— GIVEN INFORMATION —
════════

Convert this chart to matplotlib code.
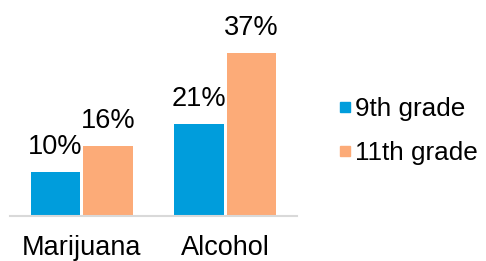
import matplotlib
matplotlib.use("Agg")
import matplotlib.pyplot as plt
from matplotlib.lines import Line2D
import numpy as np

categories = ["Marijuana", "Alcohol"]
series_names = ["9th grade", "11th grade"]
grade9 = [10, 21]
grade11 = [16, 37]
colors = ["#009DDC", "#FCAB78"]

plt.rcParams['font.family'] = ['Liberation Sans', 'DejaVu Sans']
FS = 19.5

fig = plt.figure(figsize=(4.86, 2.61), dpi=100)
ax = fig.add_axes([10/486, 45/261, 287/486, 198/261])

x = np.arange(len(categories))
w = 0.345
off = 0.183
for vals, o, c in [(grade9, -off, colors[0]), (grade11, off, colors[1])]:
    bars = ax.bar(x + o, vals, width=w, color=c)
    for b, v in zip(bars, vals):
        ax.annotate(f"{v}%", (b.get_x() + b.get_width()/2, v), xytext=(0, 13),
                    textcoords="offset points", ha="center", va="baseline",
                    fontsize=FS, color="#000000")

ax.set_xlim(-0.5, 1.5)
ax.set_ylim(0, 45)
ax.set_xticks(x)
ax.set_xticklabels(categories, fontsize=FS)
ax.tick_params(axis='x', length=0, pad=14)
ax.set_yticks([])
for s in ["top", "right", "left"]:
    ax.spines[s].set_visible(False)
ax.spines["bottom"].set_color("#D9D9D9")
ax.spines["bottom"].set_linewidth(1.5)

handles = [Line2D([], [], marker='s', linestyle='none', markersize=7.5,
                  markerfacecolor=c, markeredgecolor=c) for c in colors]
fig.legend(handles, series_names, loc="center left", bbox_to_anchor=(326/486, 1 - 131/261),
           frameon=False, fontsize=18.8, handlelength=0.45, handletextpad=0.15,
           labelspacing=0.78, borderpad=0)

fig.savefig("out.png", dpi=100)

════════

— EXERCISE TASK —
Send back the data above word for word, with the pictures left out.

— ANSWER TO THIS TASK —
Convert this chart to matplotlib code.
import matplotlib
matplotlib.use("Agg")
import matplotlib.pyplot as plt
from matplotlib.lines import Line2D
import numpy as np

categories = ["Marijuana", "Alcohol"]
series_names = ["9th grade", "11th grade"]
grade9 = [10, 21]
grade11 = [16, 37]
colors = ["#009DDC", "#FCAB78"]

plt.rcParams['font.family'] = ['Liberation Sans', 'DejaVu Sans']
FS = 19.5

fig = plt.figure(figsize=(4.86, 2.61), dpi=100)
ax = fig.add_axes([10/486, 45/261, 287/486, 198/261])

x = np.arange(len(categories))
w = 0.345
off = 0.183
for vals, o, c in [(grade9, -off, colors[0]), (grade11, off, colors[1])]:
    bars = ax.bar(x + o, vals, width=w, color=c)
    for b, v in zip(bars, vals):
        ax.annotate(f"{v}%", (b.get_x() + b.get_width()/2, v), xytext=(0, 13),
                    textcoords="offset points", ha="center", va="baseline",
                    fontsize=FS, color="#000000")

ax.set_xlim(-0.5, 1.5)
ax.set_ylim(0, 45)
ax.set_xticks(x)
ax.set_xticklabels(categories, fontsize=FS)
ax.tick_params(axis='x', length=0, pad=14)
ax.set_yticks([])
for s in ["top", "right", "left"]:
    ax.spines[s].set_visible(False)
ax.spines["bottom"].set_color("#D9D9D9")
ax.spines["bottom"].set_linewidth(1.5)

handles = [Line2D([], [], marker='s', linestyle='none', markersize=7.5,
                  markerfacecolor=c, markeredgecolor=c) for c in colors]
fig.legend(handles, series_names, loc="center left", bbox_to_anchor=(326/486, 1 - 131/261),
           frameon=False, fontsize=18.8, handlelength=0.45, handletextpad=0.15,
           labelspacing=0.78, borderpad=0)

fig.savefig("out.png", dpi=100)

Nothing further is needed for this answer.